Teachers are urging the north to look beyond its own borders and accept that the 11-plus has been "consigned to the rubbish heap of the past".

The north's biggest locally-based teaching union - the UTU - is asking education minister to "act on fact".

The union was responding to John O'Dowd's bid to internationalise the education debate with his recent overseas trip to the Us.

Mr O'Dowd visited numerous schools in New York city on a fact-finding trip to north America. He visited Salome Urena de Henriquez campus, a full service community school in Washington heights, which caters for more than 1,000 pupils who live in areas of high social disadvantage.

The school encourages community participation to promote educational achievement.

The UTU said it was crucial that in this global economy, the north "look beyond our own borders" and learn from the best practice of what is happening elsewhere in the world.

General secretary Avril Hall Callaghan said any sharing of learning was a good thing, allowing Northern Ireland to prevent mistakes made elsewhere and adopt strategies which work.

What the minister will hear time and again in discourse with overseas opposite numbers, she said, was the discrediting of academic selection at 11.

Grammar schools are planning to run their own entrance exams for the fifth successive year, in defiance of consecutive education ministers, teaching unions and the catholic church. Record numbers of children last year took the unofficial tests.

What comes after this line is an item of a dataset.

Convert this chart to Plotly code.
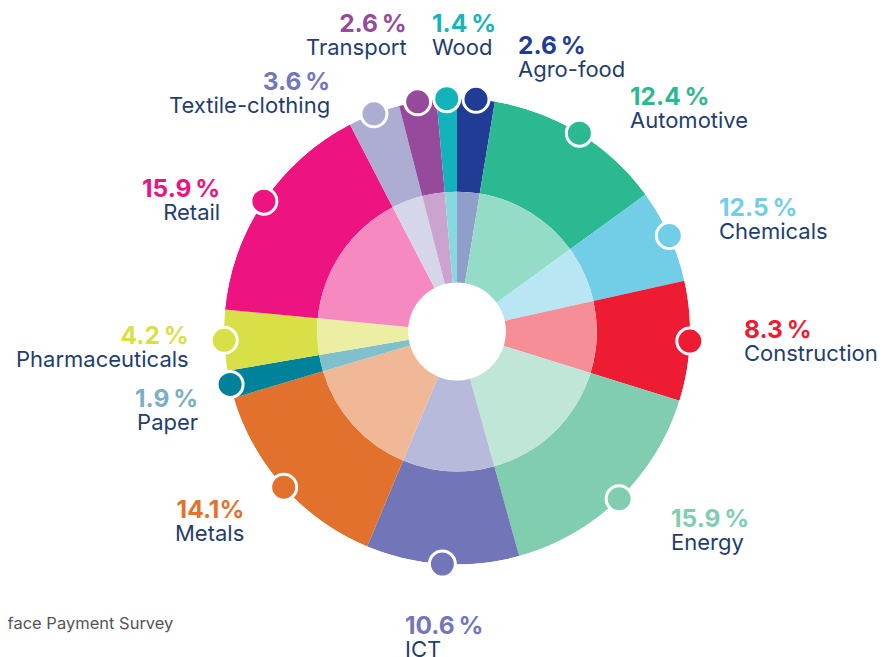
import plotly.graph_objects as go

# ---- data (clockwise from 12 o'clock) ----
categories = ["Agro-food", "Automotive", "Chemicals", "Construction", "Energy", "ICT",
              "Metals", "Paper", "Pharmaceuticals", "Retail", "Textile-clothing",
              "Transport", "Wood"]
# share of the circle as drawn (%)
slice_share = [2.6, 12.4, 6.5, 8.3, 15.9, 10.6, 14.1, 1.9, 4.2, 15.9, 3.6, 2.6, 1.4]
# percentage labels as printed
pct_labels = ["2.6\u202f%", "12.4\u202f%", "12.5\u202f%", "8.3\u202f%", "15.9\u202f%", "10.6\u202f%",
              "14.1%", "1.9\u202f%", "4.2\u202f%", "15.9\u202f%", "3.6\u202f%", "2.6\u202f%", "1.4\u202f%"]

outer_colors = ["#213c94", "#2bb991", "#72cee6", "#ed1c32", "#80cdb0", "#7276b8",
                "#e1712c", "#00829a", "#d9df47", "#ed1380", "#adadd4", "#954a9c", "#12b3bb"]
pct_colors = ["#213c94", "#2bb98f", "#72cee6", "#ed1c33", "#80cdb0", "#7377b9",
              "#e27230", "#7bb0c2", "#d9df47", "#ec1380", "#7377b9", "#954a9c", "#19b4b9"]
NAME_COLOR = "#1f3e6d"


def lighten(hex_color, f=0.5):
    h = hex_color.lstrip("#")
    r, g, b = (int(h[i:i + 2], 16) for i in (0, 2, 4))
    r, g, b = (round(c + (255 - c) * f) for c in (r, g, b))
    return f"#{r:02x}{g:02x}{b:02x}"


inner_colors = [lighten(c, 0.5) for c in outer_colors]

# angles derived from the shares
total = sum(slice_share)
widths = [s / total * 360 for s in slice_share]
mids = []
acc = 0
for w in widths:
    mids.append(acc + w / 2)
    acc += w

R_HOLE, R_MID, R_OUT = 0.21, 0.60, 1.0

fig = go.Figure()
fig.add_trace(go.Barpolar(
    theta=mids, width=widths, r=[R_OUT - R_MID] * len(mids), base=[R_MID] * len(mids),
    marker=dict(color=outer_colors, line=dict(width=0)), hoverinfo="skip", showlegend=False))
fig.add_trace(go.Barpolar(
    theta=mids, width=widths, r=[R_MID - R_HOLE] * len(mids), base=[R_HOLE] * len(mids),
    marker=dict(color=inner_colors, line=dict(width=0)), hoverinfo="skip", showlegend=False))
fig.add_trace(go.Scatterpolar(
    theta=mids, r=[R_OUT] * len(mids), mode="markers", cliponaxis=False,
    marker=dict(size=26, color=outer_colors, line=dict(color="white", width=3)),
    hoverinfo="skip", showlegend=False))

OFF = 8  # page body margin
W, H = 888 - OFF, 657 - OFF
cx, cy, rad = 457 - OFF, 331.5 - OFF, 233


def px(x):
    return (x - OFF) / W


def py(y):
    return 1 - (y - OFF) / H


# label placement in screen pixels: (anchor x, pct centre y, name centre y, side)
label_pos = {
    "Agro-food": (516, 45, 68, "left"),
    "Automotive": (628, 96, 118, "left"),
    "Chemicals": (717, 207, 229, "left"),
    "Construction": (742, 328, 351, "left"),
    "Energy": (669, 517, 541, "left"),
    "ICT": (403, 625, 647, "left"),
    "Metals": (246, 508, 531, "right"),
    "Paper": (200, 398, 420, "right"),
    "Pharmaceuticals": (191, 334, 357, "right"),
    "Retail": (222, 187, 210, "right"),
    "Textile-clothing": (332, 81, 103, "right"),
    "Transport": (409, 21, 46, "right"),
    "Wood": (430, 21, 46, "left"),
}

FONT = "Inter"
annotations = []
for cat, pct, pc in zip(categories, pct_labels, pct_colors):
    x, yp, yn, side = label_pos[cat]
    text = (f"<span style='font-size:24.5px;color:{pc}'><b>{pct}</b></span><br>"
            f"<span style='font-size:22px;color:{NAME_COLOR}'>{cat}</span>")
    annotations.append(dict(
        x=px(x), y=py((yp + yn) / 2), xref="paper", yref="paper", xanchor=side, yanchor="middle",
        align=side, text=text, showarrow=False,
        font=dict(family=FONT, size=17.5, color=NAME_COLOR)))

annotations.append(dict(
    x=px(175), y=py(623), xref="paper", yref="paper", xanchor="right", yanchor="middle",
    text="Source: Coface Payment Survey", showarrow=False,
    font=dict(family=FONT, size=16.5, color="#555555")))

fig.update_layout(
    width=W, height=H, margin=dict(l=0, r=0, t=0, b=0),
    paper_bgcolor="white", plot_bgcolor="white",
    polar=dict(
        domain=dict(x=[(cx - rad) / W, (cx + rad) / W], y=[1 - (cy + rad) / H, 1 - (cy - rad) / H]),
        bgcolor="rgba(0,0,0,0)",
        radialaxis=dict(range=[0, 1], visible=False, showgrid=False),
        angularaxis=dict(rotation=90, direction="clockwise", visible=False, showgrid=False),
        bargap=0,
    ),
    annotations=annotations,
)

fig.write_html("out.html")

"This outmoded system has been consigned to the rubbish heap of the past in many of the world's leading economies yet it is still being flogged to children here in Northern Ireland, despite the fact that increasingly it is being proven as an anachronism," Ms Hall Callaghan said.

She added that if the minister was going to travel and share expertise and learning with international counterparts then he must be prepared to take on board strategies that will not always sit easily with some in Northern Ireland.

"What we see elsewhere are systems allowing children at 14 to discern their own paths, at a time in their academic lives when they themselves see where their strengths lie," she said.

"These systems often allow the children from this age to specialise to an even greater degree than in the UK - and the proof of the system's success has to be in the strident economies of those countries."